_Dataset section_
---------------

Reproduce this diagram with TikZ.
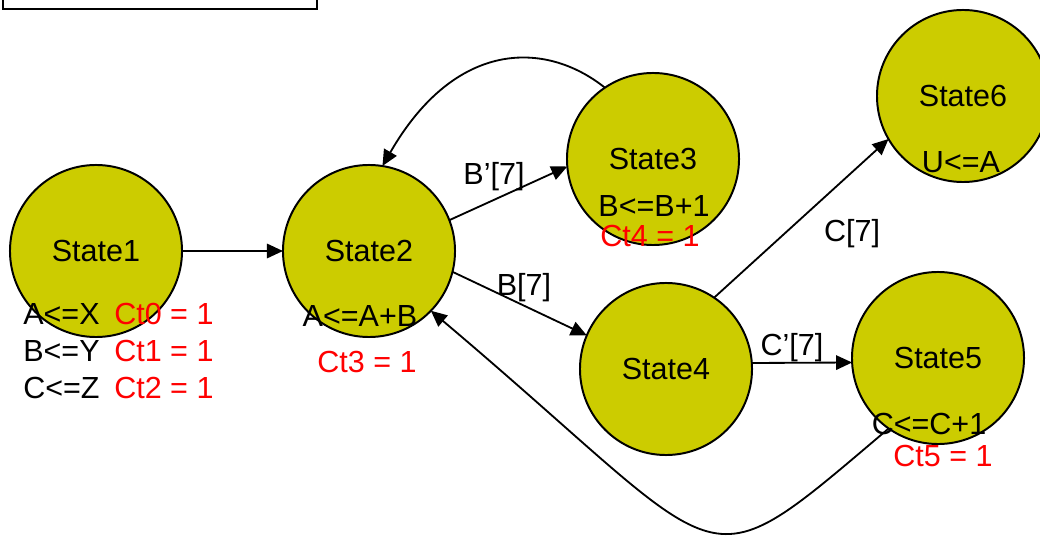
\documentclass[tikz,border=0pt]{standalone}
\usepackage{fontspec}
\setmainfont{Liberation Sans}
\usepackage{tikz}
\usepackage{tkz-graph}
\usetikzlibrary{shapes,arrows.meta}

\definecolor{statefill}{RGB}{204,204,0}
\tikzset{
  acts/.style={font=\fontsize{21.7}{26}\selectfont, inner sep=0pt, anchor=base},
  cnts/.style={acts, text=red},
  elabel/.style={acts},
}

\begin{document}
\begin{tikzpicture}[x=0.025cm, y=-0.025cm]
        \useasboundingbox (0,0) rectangle (1040,537);
        \clip (0,0) rectangle (1040,537);
        \GraphInit[vstyle=normal]
        \tikzset{
          VertexStyle/.style={circle, draw, line width=1.4pt, fill=statefill,
            minimum size=4.3cm, inner sep=0pt, font=\fontsize{21.7}{26}\selectfont},
          EdgeStyle/.style={line width=1.3pt, -{Triangle[length=0.4cm,width=0.36cm]}}}
        % empty box, top left
        \draw[line width=1.4pt] (3,-20) rectangle (317,9);
        % states
        \Vertex[x=96,y=251,L=State1]{s1}
        \Vertex[x=369,y=251,L=State2]{s2}
        \Vertex[x=653,y=159,L=State3]{s3}
        \Vertex[x=666,y=369,L=State4]{s4}
        \Vertex[x=938,y=358,L=State5]{s5}
        \Vertex[x=963,y=96,L=State6]{s6}
        % transitions
        \Edge(s1)(s2)
        \draw[EdgeStyle] (s2.21) -- (s3.185);
        \draw[EdgeStyle] (s2.-14) -- (s4.157);
        \draw[EdgeStyle] (s4.4) -- (s5.183);
        \draw[EdgeStyle] (s4.56.5) -- (s6.210);
        \draw[EdgeStyle] (s3.124) .. controls (545,40) and (455,40) .. (s2.81);
        \draw[EdgeStyle] (s5.235) .. controls (693,594) and (738,570) .. (s2.-44.5);
        % conditions
        \node[elabel] (lbBn) at (494,185) {B’[7]};
        \node[elabel] (lbB) at (524,296) {B[7]};
        \node[elabel] (lbCn) at (792,356) {C’[7]};
        \node[elabel] (lbC) at (852,242) {C[7]};
        % actions of each state
        \node[acts, align=left, anchor=north west] (a1) at (23,303) {A<=X\\[0.3pt]B<=Y\\[0.3pt]C<=Z};
        \node[cnts, align=left, anchor=north west] (c1) at (114,303) {Ct0 = 1\\[0.3pt]Ct1 = 1\\[0.3pt]Ct2 = 1};
        \node[acts] (a2) at (360,327) {A<=A+B};
        \node[cnts] (c2) at (367,372) {Ct3 = 1};
        \node[acts] (a3) at (654,217) {B<=B+1};
        \node[cnts] (c3) at (650,247) {Ct4 = 1};
        \node[acts] (a5) at (929,435) {C<=C+1};
        \node[cnts] (c5) at (943,466) {Ct5 = 1};
        \node[acts] (a6) at (961,173) {U<=A};
\end{tikzpicture}
\end{document}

---------------

_Instructions to follow_
Quote the material in full and exactly; do not carry over its pictures.

_Task solution_
Reproduce this diagram with TikZ.
\documentclass[tikz,border=0pt]{standalone}
\usepackage{fontspec}
\setmainfont{Liberation Sans}
\usepackage{tikz}
\usepackage{tkz-graph}
\usetikzlibrary{shapes,arrows.meta}

\definecolor{statefill}{RGB}{204,204,0}
\tikzset{
  acts/.style={font=\fontsize{21.7}{26}\selectfont, inner sep=0pt, anchor=base},
  cnts/.style={acts, text=red},
  elabel/.style={acts},
}

\begin{document}
\begin{tikzpicture}[x=0.025cm, y=-0.025cm]
        \useasboundingbox (0,0) rectangle (1040,537);
        \clip (0,0) rectangle (1040,537);
        \GraphInit[vstyle=normal]
        \tikzset{
          VertexStyle/.style={circle, draw, line width=1.4pt, fill=statefill,
            minimum size=4.3cm, inner sep=0pt, font=\fontsize{21.7}{26}\selectfont},
          EdgeStyle/.style={line width=1.3pt, -{Triangle[length=0.4cm,width=0.36cm]}}}
        % empty box, top left
        \draw[line width=1.4pt] (3,-20) rectangle (317,9);
        % states
        \Vertex[x=96,y=251,L=State1]{s1}
        \Vertex[x=369,y=251,L=State2]{s2}
        \Vertex[x=653,y=159,L=State3]{s3}
        \Vertex[x=666,y=369,L=State4]{s4}
        \Vertex[x=938,y=358,L=State5]{s5}
        \Vertex[x=963,y=96,L=State6]{s6}
        % transitions
        \Edge(s1)(s2)
        \draw[EdgeStyle] (s2.21) -- (s3.185);
        \draw[EdgeStyle] (s2.-14) -- (s4.157);
        \draw[EdgeStyle] (s4.4) -- (s5.183);
        \draw[EdgeStyle] (s4.56.5) -- (s6.210);
        \draw[EdgeStyle] (s3.124) .. controls (545,40) and (455,40) .. (s2.81);
        \draw[EdgeStyle] (s5.235) .. controls (693,594) and (738,570) .. (s2.-44.5);
        % conditions
        \node[elabel] (lbBn) at (494,185) {B’[7]};
        \node[elabel] (lbB) at (524,296) {B[7]};
        \node[elabel] (lbCn) at (792,356) {C’[7]};
        \node[elabel] (lbC) at (852,242) {C[7]};
        % actions of each state
        \node[acts, align=left, anchor=north west] (a1) at (23,303) {A<=X\\[0.3pt]B<=Y\\[0.3pt]C<=Z};
        \node[cnts, align=left, anchor=north west] (c1) at (114,303) {Ct0 = 1\\[0.3pt]Ct1 = 1\\[0.3pt]Ct2 = 1};
        \node[acts] (a2) at (360,327) {A<=A+B};
        \node[cnts] (c2) at (367,372) {Ct3 = 1};
        \node[acts] (a3) at (654,217) {B<=B+1};
        \node[cnts] (c3) at (650,247) {Ct4 = 1};
        \node[acts] (a5) at (929,435) {C<=C+1};
        \node[cnts] (c5) at (943,466) {Ct5 = 1};
        \node[acts] (a6) at (961,173) {U<=A};
\end{tikzpicture}
\end{document}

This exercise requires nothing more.